The second-order energy is then
$$
E^{(2)}=\langle\psi^{(0)}|W|\psi^{(1)}\rangle=-\frac{\kappa^2(10+\kappa^2)}{(1+\kappa^2)(4+\kappa^2)^2}q^2 \ ,
$$
manifestly negative, as all second-order corrections to ground state energies should be. Because of the $2n+1$ theorem of Wigner, knowing $\psi^{(1)}(x)$ would be sufficient to determine the third-order energy as well:
$$
E^{(3)}=\langle\psi^{(1)}|W|\psi^{(1)}\rangle-E^{(1)}\langle\psi^{(1)}|\psi^{(1)}\rangle \ ,
$$
but this is of course zero due to parity reasons, just like $E^{(1)}$ was.

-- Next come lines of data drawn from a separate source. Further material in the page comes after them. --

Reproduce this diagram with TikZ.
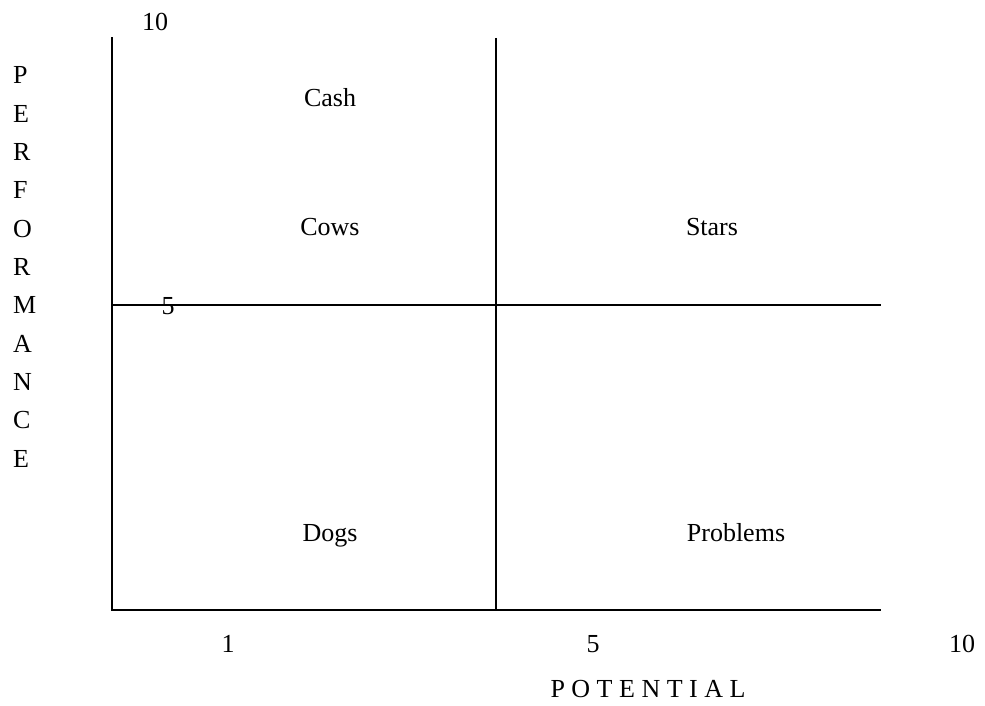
\documentclass[tikz,border=0pt]{standalone}
\usepackage{fontspec}
\setmainfont{Liberation Serif}
\begin{document}
\begin{tikzpicture}[x=1pt,y=-1pt,
  lbl/.style={inner sep=0pt, anchor=base, font=\fontsize{26}{30}\selectfont},
  axis/.style={line width=2pt, line cap=rect},
  mid/.style={line width=1.4pt}]
\useasboundingbox[fill=white] (0,0) rectangle (985,706);
% frame coordinates
\coordinate (tl) at (112,38);
\coordinate (bl) at (112,610);
\coordinate (br) at (880,610);
\coordinate (tm) at (496,38);
\coordinate (bm) at (496,610);
\coordinate (ml) at (112,305);
\coordinate (mr) at (880,305);
\draw[axis] (tl) -- (bl) -- (br);
\draw[mid] (tm) -- (bm);
\draw[axis] (ml) -- (mr);
% axis numbers
\node[lbl] (t10) at (155,31) {10};
\node[lbl] (t5) at (168,314) {5};
\node[lbl] (b1) at (228,652) {1};
\node[lbl] (b5) at (593,652) {5};
\node[lbl] (b10) at (962,652) {10};
% quadrant labels
\node[lbl] (cash) at (330,107) {Cash};
\node[lbl] (cows) at (330,235) {Cows};
\node[lbl] (stars) at (712,235) {Stars};
\node[lbl] (dogs) at (330,541) {Dogs};
\node[lbl] (prob) at (736,541) {Problems};
% axis titles
\foreach \ch [count=\i from 0] in {P,E,R,F,O,R,M,A,N,C,E}
  \node[lbl, anchor=base west] (perf\i) at (13,{84+38.3*\i}) {\ch};
\node[lbl] (pot) at (648,697) {P O T E N T I A L};
\end{tikzpicture}
\end{document}
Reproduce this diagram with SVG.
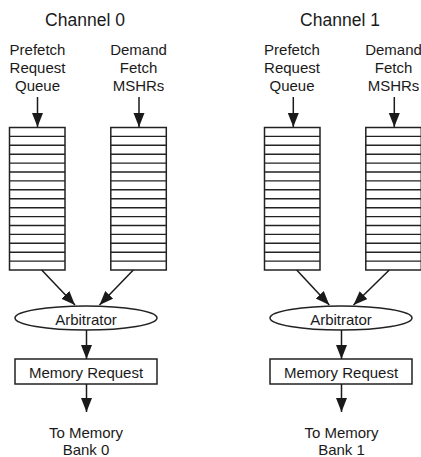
<svg xmlns="http://www.w3.org/2000/svg" xmlns:xlink="http://www.w3.org/1999/xlink" width="421" height="457" viewBox="0 0 421 457">
  <style>
    text { font-family: "Liberation Sans", Arial, sans-serif; fill: #1a1a1a; text-anchor: middle; }
    .title { font-size: 17.5px; }
    .label { font-size: 15px; }
    .shape { fill: #ffffff; stroke: #222222; stroke-width: 1.5; }
    .rows { fill: none; stroke: #222222; stroke-width: 1.4; }
    .edge { fill: none; stroke: #1a1a1a; stroke-width: 1.5; marker-end: url(#arrow); }
  </style>
  <defs>
    <marker id="arrow" markerUnits="userSpaceOnUse" markerWidth="15" markerHeight="12" refX="14" refY="5.5" orient="auto">
      <path d="M0,0 L14,5.5 L0,11 Z" fill="#1a1a1a"/>
    </marker>
    <!-- 16-entry queue -->
    <g id="queue">
      <rect class="shape" x="0" y="0" width="55.5" height="142.5"/>
      <path class="rows" d="M0,8.9H55.5M0,17.8H55.5M0,26.7H55.5M0,35.6H55.5M0,44.5H55.5M0,53.4H55.5M0,62.3H55.5M0,71.2H55.5M0,80.2H55.5M0,89.1H55.5M0,98H55.5M0,106.9H55.5M0,115.8H55.5M0,124.7H55.5M0,133.6H55.5"/>
    </g>
  </defs>

  <!-- Channel 0 -->
  <g id="channel0-title"><text class="title" x="85" y="26">Channel 0</text></g>
  <g id="c0-prefetch-label">
    <text class="label" x="37.5" y="55">Prefetch</text>
    <text class="label" x="37.5" y="73">Request</text>
    <text class="label" x="37.5" y="91">Queue</text>
  </g>
  <g id="c0-demand-label">
    <text class="label" x="138.5" y="55">Demand</text>
    <text class="label" x="138.5" y="73">Fetch</text>
    <text class="label" x="138.5" y="91">MSHRs</text>
  </g>
  <g id="c0-prefetch-queue"><use xlink:href="#queue" x="9.5" y="127.5"/></g>
  <g id="c0-demand-queue"><use xlink:href="#queue" x="110.8" y="127.5"/></g>
  <g id="c0-arbitrator">
    <ellipse class="shape" cx="86" cy="318" rx="71" ry="12"/>
    <text class="label" x="86" y="324.5">Arbitrator</text>
  </g>
  <g id="c0-memory-request">
    <rect class="shape" x="15" y="359" width="142" height="25"/>
    <text class="label" x="86" y="377.5">Memory Request</text>
  </g>
  <g id="c0-bank">
    <text class="label" x="86" y="438">To Memory</text>
    <text class="label" x="86" y="455">Bank 0</text>
  </g>

  <!-- Channel 1 -->
  <g id="channel1-title"><text class="title" x="340" y="26">Channel 1</text></g>
  <g id="c1-prefetch-label">
    <text class="label" x="292" y="55">Prefetch</text>
    <text class="label" x="292" y="73">Request</text>
    <text class="label" x="292" y="91">Queue</text>
  </g>
  <g id="c1-demand-label">
    <text class="label" x="393.5" y="55">Demand</text>
    <text class="label" x="393.5" y="73">Fetch</text>
    <text class="label" x="393.5" y="91">MSHRs</text>
  </g>
  <g id="c1-prefetch-queue"><use xlink:href="#queue" x="264.5" y="127.5"/></g>
  <g id="c1-demand-queue"><use xlink:href="#queue" x="365.8" y="127.5"/></g>
  <g id="c1-arbitrator">
    <ellipse class="shape" cx="341" cy="318" rx="71" ry="12"/>
    <text class="label" x="341" y="324.5">Arbitrator</text>
  </g>
  <g id="c1-memory-request">
    <rect class="shape" x="270" y="359" width="142" height="25"/>
    <text class="label" x="341" y="377.5">Memory Request</text>
  </g>
  <g id="c1-bank">
    <text class="label" x="341.5" y="438">To Memory</text>
    <text class="label" x="341.5" y="455">Bank 1</text>
  </g>

  <!-- Connectors -->
  <g id="connectors">
    <line class="edge" x1="37.5" y1="97" x2="37.5" y2="127"/>
    <line class="edge" x1="139" y1="97" x2="139" y2="127"/>
    <line class="edge" x1="41.7" y1="270" x2="75" y2="305"/>
    <line class="edge" x1="133.3" y1="270" x2="99.5" y2="305"/>
    <line class="edge" x1="86.5" y1="330" x2="86.5" y2="359"/>
    <line class="edge" x1="86.5" y1="384" x2="86.5" y2="412"/>

    <line class="edge" x1="293.3" y1="97" x2="293.3" y2="127"/>
    <line class="edge" x1="394.3" y1="97" x2="394.3" y2="127"/>
    <line class="edge" x1="296.7" y1="270" x2="329.3" y2="305"/>
    <line class="edge" x1="389.3" y1="270" x2="353.5" y2="305"/>
    <line class="edge" x1="341.5" y1="330" x2="341.5" y2="359"/>
    <line class="edge" x1="341.5" y1="384" x2="341.5" y2="412"/>
  </g>
</svg>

So in conclusion, the energy of the perturbed system seems to be
$$
E=-\frac{1}{2}-\frac{\kappa^2(10+\kappa^2)}{(1+\kappa^2)(4+\kappa^2)^2}q^2+{\cal{O}}(q^4) \ .
$$
This system is very special because the unperturbed Hamiltonian has only a single bound state, so all perturbation contributions come from the continuum part of the zeroth-order spectrum. But actually, continuum states are always important in perturbation theory, even if one has an infinite number of zeroth-order bound states (like in the case of the hydrogen atom). I prepared some examples of this (probably surprising) phenomenon in an earlier answer.